Training, Nuturing Gen Y Takes Custom Approaches
When the oldest members of Generation Y, born roughly in the 1980s, began graduating from college, a collective groan was heard on investment desks throughout Wall Street.
Gen Y is the stereotypical tag attached to the rookie investment bankers that comprise the current pool of new hire candidates. Many bankers have claimed that Gen Y-ers have an excess sense of entitlement, are pampered, arrogant and lazy. They want to do work on their terms and receive a constant stream of feedback.
This type of judgement can be viral – stated once and then repeated many times throughout the business. An opinion, even one based on the briefest experience, can become fact through sheer repetition. An entire generation of analysts surely cannot be labeled with one broad brush stroke.
I have come to appreciate that it’s not so much that there is an authority or respect issue, but an approach issue. Senior bankers are used to analysts being in the engine room not wanting or pushing for an invite at the captain’s table. Gen Y is keen to take on responsibility, to be involved and to have a say that is heard. They believe they are good enough to take on the task. I am keen to encourage such behavior as it sends the analysts up the learning curve quicker. However, this sometimes overly enthusiastic approach can cause a head-on clash of cultures or generations.

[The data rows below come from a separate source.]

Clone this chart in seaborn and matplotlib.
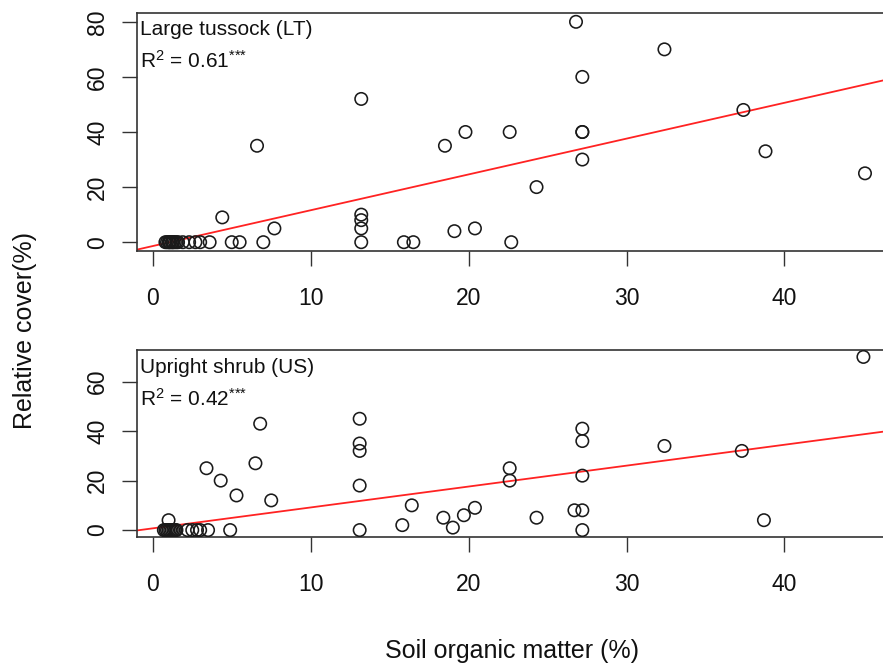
import matplotlib
matplotlib.use("Agg")
import matplotlib.pyplot as plt
import pandas as pd
import seaborn as sns

# Large tussock (LT) relative cover vs soil organic matter
lt_som = [0.8, 0.9, 1.0, 1.05, 1.1, 1.2, 1.25, 1.3, 1.4, 1.5, 1.6,
          1.9, 2.3, 2.7, 3.0, 3.6, 4.4, 5.0, 5.5, 6.6, 7.0, 7.7,
          13.2, 13.2, 13.2, 13.2, 13.2, 15.9, 16.5, 18.5, 19.1, 19.8,
          20.4, 22.6, 22.7, 24.3, 26.8, 27.2, 27.2, 27.2, 27.2,
          32.4, 37.4, 38.8, 45.1]
lt_cover = [0, 0, 0, 0, 0, 0, 0, 0, 0, 0, 0,
            0, 0, 0, 0, 0, 9, 0, 0, 35, 0, 5,
            52, 10, 8, 5, 0, 0, 0, 35, 4, 40,
            5, 40, 0, 20, 80, 60, 40, 40, 30,
            70, 48, 33, 25]

# Upright shrub (US)
us_som = [0.7, 0.8, 0.9, 1.0, 1.0, 1.1, 1.2, 1.3, 1.4, 1.5,
          2.2, 2.5, 2.8, 3.0, 3.4, 3.5, 4.3, 4.9, 5.3, 6.5, 6.8, 7.5,
          13.1, 13.1, 13.1, 13.1, 13.1, 15.8, 16.4, 18.4, 19.0, 19.7,
          20.4, 22.6, 22.6, 24.3, 26.7, 27.2, 27.2, 27.2, 27.2, 27.2,
          32.4, 37.3, 38.7, 45.0]
us_cover = [0, 0, 0, 4, 0, 0, 0, 0, 0, 0,
            0, 0, 0, 0, 25, 0, 20, 0, 14, 27, 43, 12,
            45, 35, 32, 18, 0, 2, 10, 5, 1, 6,
            9, 25, 20, 5, 8, 41, 36, 22, 8, 0,
            34, 32, 4, 70]

# fitted lines (intercept, slope)
lt_fit = (-1.4, 1.30)
us_fit = (0.7, 0.845)

panel_titles = ["Large tussock (LT)", "Upright shrub (US)"]
panel_r2 = [r"R$^{2}$ = 0.61$^{{*}{*}{*}}$", r"R$^{2}$ = 0.42$^{{*}{*}{*}}$"]
y_ticks = [[0, 20, 40, 60, 80], [0, 20, 40, 60]]
x_ticks = [0, 10, 20, 30, 40]

sns.set_style("white")
plt.rcParams["font.family"] = ["Liberation Sans", "DejaVu Sans"]
plt.rcParams["mathtext.fontset"] = "custom"
plt.rcParams["mathtext.rm"] = "Liberation Sans"
plt.rcParams["mathtext.it"] = "Liberation Sans:italic"
plt.rcParams["mathtext.bf"] = "Liberation Sans:bold"

W, H = 883, 668
fig = plt.figure(figsize=(W / 100, H / 100), dpi=100)

def px_axes(left, top, right, bottom):
    return fig.add_axes([left / W, 1 - bottom / H, (right - left) / W, (bottom - top) / H])

ax_top = px_axes(137, 13, 895, 251)
ax_bot = px_axes(137, 350, 895, 537)

panels = [
    (ax_top, pd.DataFrame({"som": lt_som, "cover": lt_cover}), lt_fit, (-3.2, 83.2)),
    (ax_bot, pd.DataFrame({"som": us_som, "cover": us_cover}), us_fit, (-2.8, 72.8)),
]
title_y = [(0.93, 0.80), (0.905, 0.74)]

for i, (ax, df, fit, ylim) in enumerate(panels):
    sns.scatterplot(data=df, x="som", y="cover", ax=ax, marker="o", s=80,
                    facecolor="none", edgecolor="#1a1a1a", linewidth=1.15, zorder=3)
    ax.axline((0, fit[0]), slope=fit[1], color="#ff2222", lw=1.3, zorder=2)
    ax.set_xlim(-1.0, 47.0)
    ax.set_ylim(*ylim)
    ax.set_xticks(x_ticks)
    ax.set_yticks(y_ticks[i])
    ax.set_xlabel("")
    ax.set_ylabel("")
    ax.tick_params(axis="both", which="major", direction="out", length=11, width=1.0,
                   color="#333333", labelsize=16.5, labelcolor="#111111",
                   bottom=True, left=True)
    ax.tick_params(axis="x", pad=15)
    ax.tick_params(axis="y", labelrotation=90, pad=9)
    for lab in ax.get_yticklabels():
        lab.set_va("center")
    for sp in ax.spines.values():
        sp.set_visible(True)
        sp.set_color("#333333")
        sp.set_linewidth(1.2)
    ax.text(0.004, title_y[i][0], panel_titles[i], transform=ax.transAxes, fontsize=15,
            ha="left", va="center", color="#111111")
    ax.text(0.004, title_y[i][1], panel_r2[i], transform=ax.transAxes,
            fontsize=15, ha="left", va="center", color="#111111")

fig.text(25 / W, 1 - 330 / H, "Relative cover(%)", rotation=90, ha="center",
         va="center", fontsize=18, color="#111111")
fig.text(512 / W, 1 - 651 / H, "Soil organic matter (%)", ha="center",
         va="center", fontsize=18, color="#111111")

fig.savefig("out.png", dpi=100)
plt.close(fig)
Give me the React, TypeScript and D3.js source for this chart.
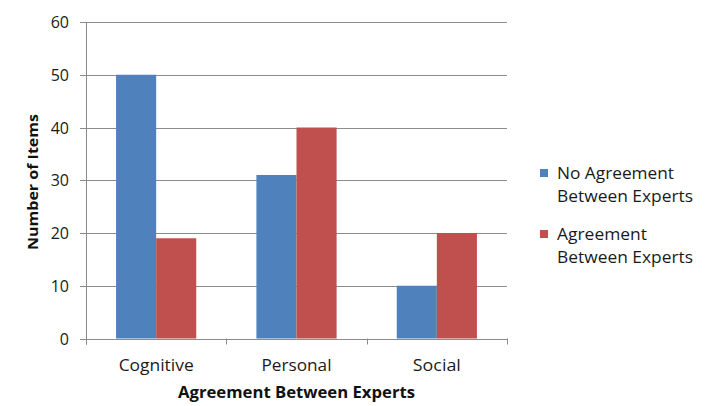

Continuous feedback. Gen Y professionals thrive on constructive criticism and positive reinforcement and some level of continued feedback can help motivate and engage these analysts.
Gen Y must pick its battles. They should not question every little decision or process but question only when appropriate. The established bankers must be given time to transition into dealing and managing this generation. Some banks will train their new staff on how to transition into work. We need to focus on getting analysts to think about the impact of their actions, their co-workers and the banks they work for.